BEGIN Entries

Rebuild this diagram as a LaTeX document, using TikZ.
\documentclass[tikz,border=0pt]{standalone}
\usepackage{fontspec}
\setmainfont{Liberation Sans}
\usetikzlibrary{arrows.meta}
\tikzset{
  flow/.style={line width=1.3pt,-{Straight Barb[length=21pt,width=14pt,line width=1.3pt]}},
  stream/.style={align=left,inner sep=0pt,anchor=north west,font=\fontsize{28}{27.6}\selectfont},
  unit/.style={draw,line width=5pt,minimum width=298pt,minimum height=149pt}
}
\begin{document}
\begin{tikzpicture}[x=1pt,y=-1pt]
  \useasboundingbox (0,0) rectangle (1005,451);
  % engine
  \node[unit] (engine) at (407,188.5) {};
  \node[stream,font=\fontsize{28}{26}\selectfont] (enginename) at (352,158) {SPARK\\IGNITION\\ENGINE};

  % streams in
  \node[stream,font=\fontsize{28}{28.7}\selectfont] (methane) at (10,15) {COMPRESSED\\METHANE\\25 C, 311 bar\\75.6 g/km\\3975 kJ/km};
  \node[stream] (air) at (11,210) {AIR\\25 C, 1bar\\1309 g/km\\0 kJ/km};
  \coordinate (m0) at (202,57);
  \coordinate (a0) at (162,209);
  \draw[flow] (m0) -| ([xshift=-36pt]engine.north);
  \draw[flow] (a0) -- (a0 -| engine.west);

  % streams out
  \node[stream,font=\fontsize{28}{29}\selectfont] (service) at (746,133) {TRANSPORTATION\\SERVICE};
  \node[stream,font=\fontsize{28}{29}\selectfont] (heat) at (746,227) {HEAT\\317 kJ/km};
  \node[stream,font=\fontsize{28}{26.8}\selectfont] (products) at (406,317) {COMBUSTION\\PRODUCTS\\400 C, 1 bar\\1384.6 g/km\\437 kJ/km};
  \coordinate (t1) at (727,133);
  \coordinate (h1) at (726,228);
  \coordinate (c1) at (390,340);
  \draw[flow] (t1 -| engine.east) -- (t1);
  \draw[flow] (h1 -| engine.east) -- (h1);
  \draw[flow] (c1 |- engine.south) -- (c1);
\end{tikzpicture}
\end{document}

END Entries
BEGIN Entries

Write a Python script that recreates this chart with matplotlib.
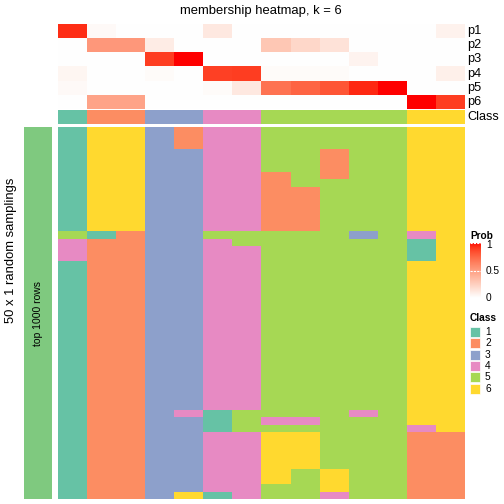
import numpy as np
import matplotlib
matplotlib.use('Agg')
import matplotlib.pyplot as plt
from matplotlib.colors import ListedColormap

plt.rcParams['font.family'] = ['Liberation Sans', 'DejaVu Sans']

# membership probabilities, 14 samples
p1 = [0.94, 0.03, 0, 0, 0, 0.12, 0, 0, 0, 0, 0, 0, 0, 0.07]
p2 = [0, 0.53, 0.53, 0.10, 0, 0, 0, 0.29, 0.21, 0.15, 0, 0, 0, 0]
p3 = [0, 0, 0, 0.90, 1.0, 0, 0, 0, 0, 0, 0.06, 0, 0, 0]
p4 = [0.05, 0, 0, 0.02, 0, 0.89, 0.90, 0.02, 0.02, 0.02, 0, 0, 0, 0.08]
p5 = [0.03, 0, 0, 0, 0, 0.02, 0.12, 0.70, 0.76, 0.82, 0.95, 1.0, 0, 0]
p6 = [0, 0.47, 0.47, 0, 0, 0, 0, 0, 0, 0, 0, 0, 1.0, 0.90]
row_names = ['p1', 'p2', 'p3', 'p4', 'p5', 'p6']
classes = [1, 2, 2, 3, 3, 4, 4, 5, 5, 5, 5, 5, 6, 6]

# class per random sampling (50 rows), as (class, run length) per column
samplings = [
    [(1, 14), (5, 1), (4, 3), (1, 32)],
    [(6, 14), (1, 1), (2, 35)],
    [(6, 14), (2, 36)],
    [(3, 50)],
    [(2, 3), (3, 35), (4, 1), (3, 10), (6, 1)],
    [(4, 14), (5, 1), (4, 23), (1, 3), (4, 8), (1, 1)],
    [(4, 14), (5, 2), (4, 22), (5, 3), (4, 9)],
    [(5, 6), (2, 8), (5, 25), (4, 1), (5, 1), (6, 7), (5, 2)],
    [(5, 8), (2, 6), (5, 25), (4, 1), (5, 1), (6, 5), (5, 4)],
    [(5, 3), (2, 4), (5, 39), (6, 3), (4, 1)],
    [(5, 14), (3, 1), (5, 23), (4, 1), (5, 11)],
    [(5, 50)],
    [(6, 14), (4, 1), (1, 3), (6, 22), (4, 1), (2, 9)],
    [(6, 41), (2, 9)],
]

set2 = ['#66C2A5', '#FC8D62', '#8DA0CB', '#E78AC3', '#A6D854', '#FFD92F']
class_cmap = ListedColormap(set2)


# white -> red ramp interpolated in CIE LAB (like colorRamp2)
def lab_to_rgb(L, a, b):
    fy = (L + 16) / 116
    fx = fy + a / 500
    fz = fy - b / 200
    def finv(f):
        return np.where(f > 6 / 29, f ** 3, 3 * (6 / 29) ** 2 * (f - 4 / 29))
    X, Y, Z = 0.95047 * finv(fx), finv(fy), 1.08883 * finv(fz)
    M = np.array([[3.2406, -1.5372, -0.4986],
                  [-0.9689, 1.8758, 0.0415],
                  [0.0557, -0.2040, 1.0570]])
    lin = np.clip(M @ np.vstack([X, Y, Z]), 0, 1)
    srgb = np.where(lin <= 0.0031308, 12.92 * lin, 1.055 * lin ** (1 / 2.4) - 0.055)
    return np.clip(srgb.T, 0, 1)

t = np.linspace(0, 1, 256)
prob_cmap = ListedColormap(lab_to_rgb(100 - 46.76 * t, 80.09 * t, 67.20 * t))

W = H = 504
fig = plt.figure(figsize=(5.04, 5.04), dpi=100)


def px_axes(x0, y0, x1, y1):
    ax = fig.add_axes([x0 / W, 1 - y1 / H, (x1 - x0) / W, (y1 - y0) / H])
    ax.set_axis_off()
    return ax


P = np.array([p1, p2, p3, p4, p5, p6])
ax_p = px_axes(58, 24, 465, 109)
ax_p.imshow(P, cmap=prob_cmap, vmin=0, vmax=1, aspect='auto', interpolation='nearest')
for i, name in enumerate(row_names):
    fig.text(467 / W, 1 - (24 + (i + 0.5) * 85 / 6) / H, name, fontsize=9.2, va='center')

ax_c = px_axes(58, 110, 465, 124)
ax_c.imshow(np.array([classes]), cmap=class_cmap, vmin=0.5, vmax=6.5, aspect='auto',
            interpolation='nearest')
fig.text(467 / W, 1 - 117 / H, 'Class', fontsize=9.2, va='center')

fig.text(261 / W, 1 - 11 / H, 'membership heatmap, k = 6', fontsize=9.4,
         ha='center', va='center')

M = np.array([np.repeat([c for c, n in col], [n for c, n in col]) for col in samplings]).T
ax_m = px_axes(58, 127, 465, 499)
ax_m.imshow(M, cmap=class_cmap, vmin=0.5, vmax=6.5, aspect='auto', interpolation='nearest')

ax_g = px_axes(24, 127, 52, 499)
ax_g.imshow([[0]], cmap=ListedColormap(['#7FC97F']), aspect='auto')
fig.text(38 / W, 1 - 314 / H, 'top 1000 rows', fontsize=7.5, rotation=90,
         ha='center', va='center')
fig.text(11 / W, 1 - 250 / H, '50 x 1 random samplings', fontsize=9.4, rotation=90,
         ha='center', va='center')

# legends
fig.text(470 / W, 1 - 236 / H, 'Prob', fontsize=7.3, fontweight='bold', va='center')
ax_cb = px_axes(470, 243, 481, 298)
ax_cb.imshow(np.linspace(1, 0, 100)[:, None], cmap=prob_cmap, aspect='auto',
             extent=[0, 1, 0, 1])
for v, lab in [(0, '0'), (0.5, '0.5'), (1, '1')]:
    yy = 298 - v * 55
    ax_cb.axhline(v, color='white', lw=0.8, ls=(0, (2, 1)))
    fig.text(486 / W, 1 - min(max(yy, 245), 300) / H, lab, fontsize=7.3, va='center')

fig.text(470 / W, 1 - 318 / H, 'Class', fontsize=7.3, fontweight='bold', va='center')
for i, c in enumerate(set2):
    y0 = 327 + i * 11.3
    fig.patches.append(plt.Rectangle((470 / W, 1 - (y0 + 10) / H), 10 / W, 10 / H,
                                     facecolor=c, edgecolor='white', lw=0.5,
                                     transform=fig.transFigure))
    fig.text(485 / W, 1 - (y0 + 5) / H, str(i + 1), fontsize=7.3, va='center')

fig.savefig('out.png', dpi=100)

END Entries

Problem details: Transcribe precisely the lines between the one that contains "Rebuild this diagram" and the one that contains "(enginename) at (352,158)", counting those two lines as part of the range.

Solution to this task:
Rebuild this diagram as a LaTeX document, using TikZ.
\documentclass[tikz,border=0pt]{standalone}
\usepackage{fontspec}
\setmainfont{Liberation Sans}
\usetikzlibrary{arrows.meta}
\tikzset{
  flow/.style={line width=1.3pt,-{Straight Barb[length=21pt,width=14pt,line width=1.3pt]}},
  stream/.style={align=left,inner sep=0pt,anchor=north west,font=\fontsize{28}{27.6}\selectfont},
  unit/.style={draw,line width=5pt,minimum width=298pt,minimum height=149pt}
}
\begin{document}
\begin{tikzpicture}[x=1pt,y=-1pt]
  \useasboundingbox (0,0) rectangle (1005,451);
  % engine
  \node[unit] (engine) at (407,188.5) {};
  \node[stream,font=\fontsize{28}{26}\selectfont] (enginename) at (352,158) {SPARK\\IGNITION\\ENGINE};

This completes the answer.